Quatre jours après la mort en prison du financier Jeffrey Epstein à New York, une victime de ses agressions sexuelles présumées a intenté une action en justice contre ses héritiers et complices présumés, tandis qu'il apparaissait que les gardiens chargés de le surveiller s'étaient endormis.
Jennifer Araoz, 32 ans aujourd'hui, qui affirme que Jeffrey Epstein l'a sexuellement agressée plusieurs fois lorsqu'elle avait 14 et 15 ans, a réclamé réparation à ses héritiers devant la Cour suprême de l'Etat de New York, ainsi qu'à son amie et complice présumée, Ghislaine Maxwell, et trois autres femmes dont l'identité n'a pas été révélée.
L'une des premières victimes à déposer plainte
Jennifer Araoz est l'une des premières victimes connues de Jeffrey Epstein à déposer une plainte dans le cadre d'une loi new-yorkaise entrant en vigueur ce mercredi: adoptée après les scandales de pédophilie à répétition dans l'Eglise, elle donne un an aux victimes présumées de crimes sexuels pour porter plainte au civil, quelle que soit l'ancienneté des agressions subies.
«Epstein a été trouvé mort, apparemment d'un suicide, dans sa cellule la semaine dernière. Le fait qu'il n'aura pas à me répondre personnellement devant les tribunaux me met en colère, mais ma quête de justice ne fait que commencer», a écrit Mme Araoz dans un éditorial publié par le New York Times.
Elle a expliqué comment elle s'était fait prendre au «piège» de Jeffrey Epstein, décrivant un modus operandi similaire à celui utilisé contre d'autres victimes du riche et charismatique financier.
Il avait été inculpé début juillet pour de multiples agressions sexuelles sur mineures, qui se seraient déroulées dans ses résidences de Manhattan et de Floride.
Une des «rabatteuses» du financier aurait approché Mme Araoz sur le trottoir devant son lycée new-yorkais. Elle lui aurait parlé d'un homme riche qui pourrait l'aider à lancer la carrière d'actrice dont elle rêvait.
Les premières visites dans la luxueuse demeure du financier à Manhattan, truffée de caméras, se déroulèrent sans incident, selon Jennifer Araoz : pendant une heure ou deux, Jeffrey Epstein lui parlait, et elle recevait 300 dollars en cash après chaque entrevue.
Mais après moins d'un mois, M. Epstein lui aurait demandé de le masser et d'enlever son haut, prétextant qu'il devait voir son corps pour l'aider à trouver du travail comme mannequin.
«Je n'ai plus peur»
Les agressions se sont ensuite aggravées : il exigeait de la toucher pour se masturber. Au bout d'un an, en 2002, il la viola, rapporte-t-elle. Elle mit fin à ses visites, changea d'école pour s'éloigner de son quartier, et mit des années avant de pouvoir en parler à ses proches.

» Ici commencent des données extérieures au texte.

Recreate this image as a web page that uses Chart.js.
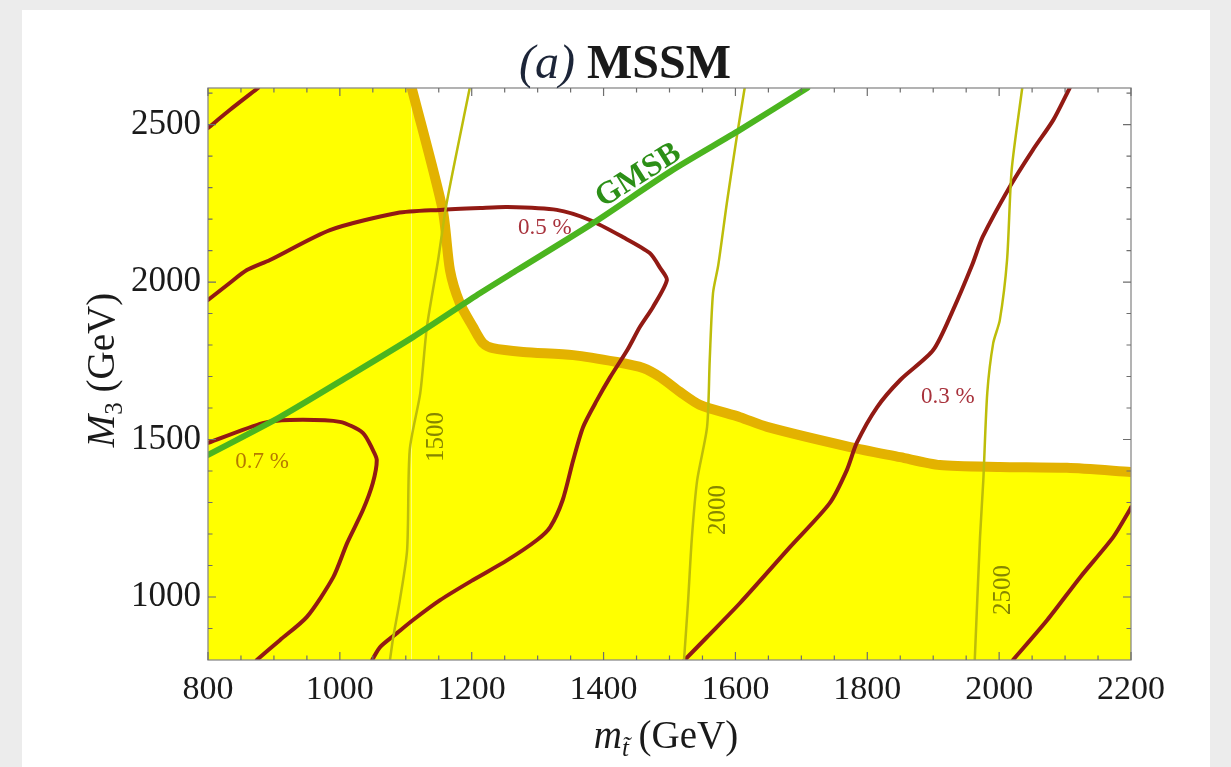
<!DOCTYPE html>
<html>
<head>
<meta charset="utf-8">
<title>(a) MSSM</title>
<script src="https://cdn.jsdelivr.net/npm/chart.js@4.4.1/dist/chart.umd.min.js"></script>
<style>
  html, body { margin: 0; padding: 0; background: #ececec; overflow: hidden; }
  #panel { position: absolute; left: 22px; top: 10px; width: 1188px; height: 757px; background: #ffffff; }
  #c { position: absolute; left: 0; top: 0; }
</style>
</head>
<body>
<div id="panel"></div>
<canvas id="c" width="1231" height="767"></canvas>
<script>
// ---- axes ----
const xRange = [800, 2200];
const yRange = [800, 2616];
const xTickValues = [800, 1000, 1200, 1400, 1600, 1800, 2000, 2200];
const yTickValues = [1000, 1500, 2000, 2500];

// ---- boundary of the yellow region (thick orange curve) ----
const edgeX = [1109, 1156, 1167, 1182, 1202, 1217, 1232, 1278, 1354, 1420, 1460, 1486, 1516, 1546, 1607, 1648, 1774, 1850, 1910, 2001, 2103, 2200];
const edgeY = [2616, 2229, 2038, 1933, 1857, 1806, 1790, 1778, 1768, 1746, 1727, 1698, 1651, 1610, 1571, 1540, 1476, 1444, 1419, 1413, 1410, 1397];

// ---- fine-tuning contours (dark red) ----
const tuneAX = [800, 833, 876];
const tuneAY = [2489, 2546, 2616];

const tune07X = [800, 883, 924, 1000, 1035, 1050, 1056, 1050, 1035, 1011, 990, 950, 909, 874];
const tune07Y = [1489, 1552, 1562, 1556, 1521, 1467, 1435, 1362, 1276, 1171, 1063, 937, 863, 800];

const tune05X = [800, 833, 859, 894, 985, 1087, 1152, 1213, 1254, 1329, 1379, 1429, 1470, 1486, 1496, 1475, 1455, 1436, 1410, 1390, 1369, 1354, 1338, 1319, 1299, 1254, 1202, 1152, 1111, 1087, 1061, 1049];
const tune05Y = [1943, 1997, 2038, 2070, 2165, 2219, 2229, 2235, 2238, 2229, 2197, 2143, 2092, 2044, 2006, 1921, 1857, 1784, 1698, 1625, 1540, 1435, 1308, 1222, 1181, 1117, 1054, 990, 927, 886, 841, 800];

const tune03X = [1523, 1557, 1607, 1683, 1743, 1769, 1784, 1815, 1850, 1900, 1930, 1959, 1975, 2016, 2051, 2082, 2107];
const tune03Y = [800, 873, 981, 1159, 1298, 1403, 1489, 1603, 1689, 1784, 1911, 2054, 2143, 2302, 2419, 2514, 2616];

const tuneBX = [2021, 2073, 2123, 2173, 2198, 2200];
const tuneBY = [800, 927, 1063, 1190, 1276, 1285];

// ---- gluino mass contours (olive) ----
const mass1500X = [1076, 1081, 1091, 1102, 1106, 1122, 1132, 1149, 1162, 1197];
const mass1500Y = [800, 873, 990, 1149, 1467, 1648, 1857, 2070, 2251, 2616];
const mass2000X = [1522, 1528, 1534, 1542, 1557, 1561, 1566, 1574, 1587, 1602, 1614];
const mass2000Y = [800, 981, 1190, 1371, 1540, 1752, 1965, 2054, 2251, 2460, 2616];
const mass2500X = [1963, 1971, 1976, 1982, 1991, 2001, 2012, 2019, 2035];
const mass2500Y = [800, 1190, 1371, 1648, 1806, 1879, 2070, 2356, 2616];

// ---- GMSB line ----
const gmsbX = [800, 909, 1011, 1111, 1213, 1269, 1384, 1505, 1607, 1709];
const gmsbY = [1451, 1571, 1698, 1825, 1965, 2038, 2187, 2356, 2483, 2616];

// ---- labels ----
const tuneLabels = ['0.7 %', '0.5 %', '0.3 %'];
const tuneLabelX = [882, 1311, 1922];
const tuneLabelY = [1429, 2171, 1635];
const massLabels = ['1500', '2000', '2500'];
const massLabelX = [1147, 1574, 2006];
const massLabelY = [1508, 1276, 1022];
const gmsbLabel = 'GMSB';
const gmsbLabelX = 1453;
const gmsbLabelY = 2338;

const SERIF = '"Liberation Serif", "DejaVu Serif", serif';
const TENSION = 0.25;

function pts(xs, ys) { return xs.map((v, i) => ({ x: v, y: ys[i] })); }

function curve(xs, ys, color, width, order) {
  return {
    data: pts(xs, ys), showLine: true, pointRadius: 0, borderColor: color,
    borderWidth: width, tension: TENSION, fill: false, order: order,
    borderCapStyle: 'round', borderJoinStyle: 'round'
  };
}

const RED = '#921a14';
const OLIVE = '#bdbd0a';

const datasets = [
  // yellow region: the part under the boundary curve ...
  {
    data: pts(edgeX, edgeY), showLine: true, pointRadius: 0, borderWidth: 0,
    borderColor: 'rgba(0,0,0,0)', backgroundColor: '#ffff00', fill: 'start',
    tension: TENSION, order: 11
  },
  // ... and the full-height block left of where the boundary meets the top edge
  {
    data: [{ x: xRange[0], y: edgeY[0] }, { x: edgeX[0], y: edgeY[0] }], showLine: true,
    pointRadius: 0, borderWidth: 0, borderColor: 'rgba(0,0,0,0)', backgroundColor: '#ffff00',
    fill: 'start', tension: 0, order: 10
  },
  curve(edgeX, edgeY, '#e3b200', 10, 9),
  curve(tuneAX, tuneAY, RED, 4, 8),
  curve(tune07X, tune07Y, RED, 4, 8),
  curve(tune05X, tune05Y, RED, 4, 8),
  curve(tune03X, tune03Y, RED, 4, 8),
  curve(tuneBX, tuneBY, RED, 4, 8),
  curve(mass1500X, mass1500Y, OLIVE, 2.5, 7),
  curve(mass2000X, mass2000Y, OLIVE, 2.5, 7),
  curve(mass2500X, mass2500Y, OLIVE, 2.5, 7),
  curve(gmsbX, gmsbY, '#4bb51f', 6, 6)
];

function drawRich(ctx, parts, x, y, align) {
  // parts: [{t, font, dy}] drawn along one baseline
  let total = 0;
  parts.forEach(p => { ctx.font = p.font; p.w = ctx.measureText(p.t).width; total += p.w; });
  let cx = align === 'center' ? x - total / 2 : x;
  parts.forEach(p => {
    ctx.font = p.font; ctx.fillStyle = p.color || '#1a1a1a';
    ctx.fillText(p.t, cx, y + (p.dy || 0));
    cx += p.w;
  });
}

const decor = {
  id: 'decor',
  afterDatasetsDraw(chart) {
    const { ctx, chartArea: a, scales: { x, y } } = chart;
    ctx.save();
    ctx.beginPath();
    ctx.rect(a.left, a.top, a.right - a.left, a.bottom - a.top);
    ctx.clip();
    ctx.textAlign = 'center';
    ctx.textBaseline = 'middle';

    // fine-tuning labels
    ctx.font = '23px ' + SERIF;
    tuneLabels.forEach((t, i) => {
      ctx.fillStyle = i === 0 ? '#b57a00' : '#a8323c';
      ctx.fillText(t, x.getPixelForValue(tuneLabelX[i]), y.getPixelForValue(tuneLabelY[i]));
    });

    // gluino mass labels, written along the lines
    ctx.font = '25px ' + SERIF;
    ctx.fillStyle = '#858500';
    massLabels.forEach((t, i) => {
      ctx.save();
      ctx.translate(x.getPixelForValue(massLabelX[i]), y.getPixelForValue(massLabelY[i]));
      ctx.rotate(-Math.PI / 2);
      ctx.fillText(t, 0, 0);
      ctx.restore();
    });

    // GMSB label, rotated to follow the line
    const gx0 = x.getPixelForValue(gmsbX[5]), gy0 = y.getPixelForValue(gmsbY[5]);
    const gx1 = x.getPixelForValue(gmsbX[8]), gy1 = y.getPixelForValue(gmsbY[8]);
    ctx.save();
    ctx.translate(x.getPixelForValue(gmsbLabelX), y.getPixelForValue(gmsbLabelY));
    ctx.rotate(Math.atan2(gy1 - gy0, gx1 - gx0));
    ctx.font = 'bold 32px ' + SERIF;
    ctx.fillStyle = '#2c8f17';
    ctx.fillText(gmsbLabel, 0, 0);
    ctx.restore();
    ctx.restore();

    // frame with inward ticks on all four sides
    ctx.save();
    ctx.strokeStyle = '#8a8a8a';
    ctx.lineWidth = 1.3;
    ctx.strokeRect(a.left, a.top, a.right - a.left, a.bottom - a.top);
    ctx.lineWidth = 1.2;
    ctx.strokeStyle = '#6e6e6e';
    ctx.beginPath();
    for (let v = xRange[0]; v <= xRange[1]; v += 50) {
      const px = x.getPixelForValue(v);
      const len = xTickValues.includes(v) ? 8 : 4.5;
      ctx.moveTo(px, a.bottom); ctx.lineTo(px, a.bottom - len);
      ctx.moveTo(px, a.top); ctx.lineTo(px, a.top + len);
    }
    for (let v = 900; v <= yRange[1]; v += 100) {
      const py = y.getPixelForValue(v);
      const len = yTickValues.includes(v) ? 8 : 4.5;
      ctx.moveTo(a.left, py); ctx.lineTo(a.left + len, py);
      ctx.moveTo(a.right, py); ctx.lineTo(a.right - len, py);
    }
    ctx.stroke();
    ctx.restore();
  },
  afterDraw(chart) {
    const { ctx } = chart;
    ctx.save();
    ctx.textBaseline = 'alphabetic';
    ctx.textAlign = 'left';

    // title
    drawRich(ctx, [
      { t: '(a) ', font: 'italic 48px ' + SERIF, color: '#1c2538' },
      { t: 'MSSM', font: 'bold 48px ' + SERIF, color: '#1a1a1a' }
    ], 625, 78, 'center');

    // x axis title
    drawRich(ctx, [
      { t: 'm', font: 'italic 39px ' + SERIF },
      { t: 't\u0303', font: 'italic 25px ' + SERIF, dy: 8 },
      { t: ' (GeV)', font: '39px ' + SERIF }
    ], 666, 748, 'center');

    // y axis title
    ctx.translate(114, 370);
    ctx.rotate(-Math.PI / 2);
    drawRich(ctx, [
      { t: 'M', font: 'italic 39px ' + SERIF },
      { t: '3', font: '25px ' + SERIF, dy: 8 },
      { t: ' (GeV)', font: '39px ' + SERIF }
    ], 0, 0, 'center');
    ctx.restore();
  }
};

new Chart(document.getElementById('c'), {
  type: 'scatter',
  data: { datasets: datasets },
  options: {
    responsive: false,
    animation: false,
    events: [],
    layout: { padding: { left: 0, right: 100, top: 88, bottom: 0 } },
    plugins: { legend: { display: false }, tooltip: { enabled: false }, title: { display: false } },
    scales: {
      x: {
        type: 'linear', min: xRange[0], max: xRange[1],
        grid: { display: false, drawTicks: false }, border: { display: false },
        afterBuildTicks: s => { s.ticks = xTickValues.map(v => ({ value: v })); },
        afterFit: s => { s.height = 107; },
        ticks: { padding: 10, color: '#1a1a1a', font: { family: SERIF, size: 34 }, maxRotation: 0, autoSkip: false,
                 callback: v => String(v) }
      },
      y: {
        type: 'linear', min: yRange[0], max: yRange[1],
        grid: { display: false, drawTicks: false }, border: { display: false },
        afterBuildTicks: s => { s.ticks = yTickValues.map(v => ({ value: v })); },
        afterFit: s => { s.width = 208; },
        ticks: { padding: 7, color: '#1a1a1a', font: { family: SERIF, size: 35 }, autoSkip: false,
                 callback: v => String(v) }
      }
    }
  },
  plugins: [decor]
});
</script>
</body>
</html>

«Faire face au réseau de pouvoir et de richesse qui entourait Epstein est effrayant, mais je n'ai plus peur (...) La loi est avec moi, on va me voir, on va m'entendre, je demanderai justice.»
D'autres victimes présumées se prépareraient à intenter des actions contre les héritiers du milliardaire américain - sa seule famille connue est son frère Mark.
Depuis la mort de Jeffrey Epstein, qui s'est apparemment pendu dans sa cellule dans la nuit de vendredi à samedi à la prison fédérale de Manhattan, le ministre américain de la Justice a promis de traquer les éventuels complices du financier.
La Britannique Ghislaine Maxwell, fille du défunt magnat des médias britanniques Robert Maxwell, qui fut très proche de Jeffrey Epstein pendant des années, est le suspect numéro un. Invisible depuis des mois, le tabloïde britannique The Daily Mail affirmait mercredi avoir retrouvé sa trace à Manchester-by-the-Sea, dans l'Etat du Massachusetts, où elle vivrait en toute discrétion avec un compagnon.
En attendant d'éventuelles nouvelles inculpations, des responsables pénitentiaires ont indiqué au New York Times que les gardiens de prison chargés de veiller sur Jeffrey Epstein avaient dormi environ trois heures dans la nuit de vendredi à samedi, alors qu'ils étaient censés effectuer des rondes toutes les demi-heures.
Ils auraient falsifié un registre en affirmant avoir fait ces rondes.
Ces informations n'ont pas été confirmées officiellement. Mais le ministère de la Justice a annoncé mardi la mutation temporaire du directeur de la prison, réputée l'une des plus sûres du pays, et la suspension des deux gardes.